Using Photo Journaling to Develop Affective Outcomes in Nursing Education

Friday, 20 April 2018

Gay Lynn Armstrong, MSN, RN1
Marylyn Kajs-Wyllie, APRN, MSN1
Star Mitchell, PhD, RN, CCRN2
(1)St David's School of Nursing, Texas State University, Round Rock, TX, USA
(2)St. David's School of Nursing, Texas State University, Round Rock, TX, USA

Background: Ways of knowing may be approached from various epistemological paradigms. Where the realist may define knowing as a cognitive function, the non-realist will expand ways of knowing to include the affective components of feelings and socially constructed meanings (Garrett & Cutting, 2014). Developing and utilizing strategies and methods that give awareness to feelings and meaning to experiences of nursing students which enhance affective learning has been difficult in curriculums necessitating large amounts of cognitive knowledge (Ondrejka, 2014). Based on the well documented qualitative technique of Photo Voice that (Woodgate et al, 2017). Photo journaling provides faculty and students an opportunity to bridge cognitive aspects of clinical experiences with the affective.

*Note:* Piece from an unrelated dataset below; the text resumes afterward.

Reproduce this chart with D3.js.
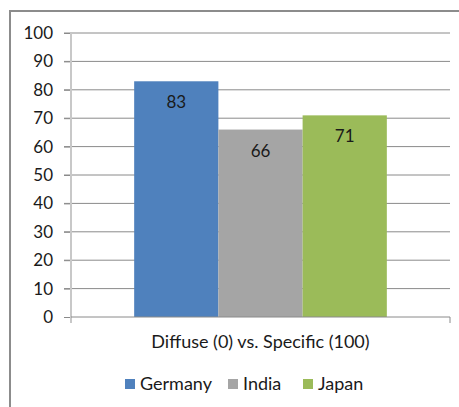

Method: Eighteen nursing students were given a photo journal assignment as part of a service learning study abroad experience in Nicaragua. Each day of the ten-day trip, students were provided a prompt that required them to take a photograph and journal about their chosen picture. (Gilliland et al, 2016) These prompts were verbally announced at the beginning of the day and were chosen to enhance self-awareness. Examples include; Submit a picture that reflects how you are feeling and title it. Write and reflect on your expectations and hopes for this trip. A second example is: Submit a picture that reminds you of your family and your own community and title it. Write and reflect on what is at stake for these patients, their families, and their community. Two weeks following the return from the trip students submitted their photo journals in electronic form. Focus groups were utilized to explore the students experience and the effect of the photo journal on their affective learning.

Findings: Our experience and student’s feedback confirm that photo journaling provided a learning activity that actively engaged the students in self-reflected affective learning. One students summed it up noting, you had to go deeper and see what was really going on and that the picture could communicate until you could find the words.

Conclusion: Student produced meaningful photographs during clinical experiences that are combined with journaling exercises develop personal awareness of caring as student come to know more about themselves through self-exploration and communication.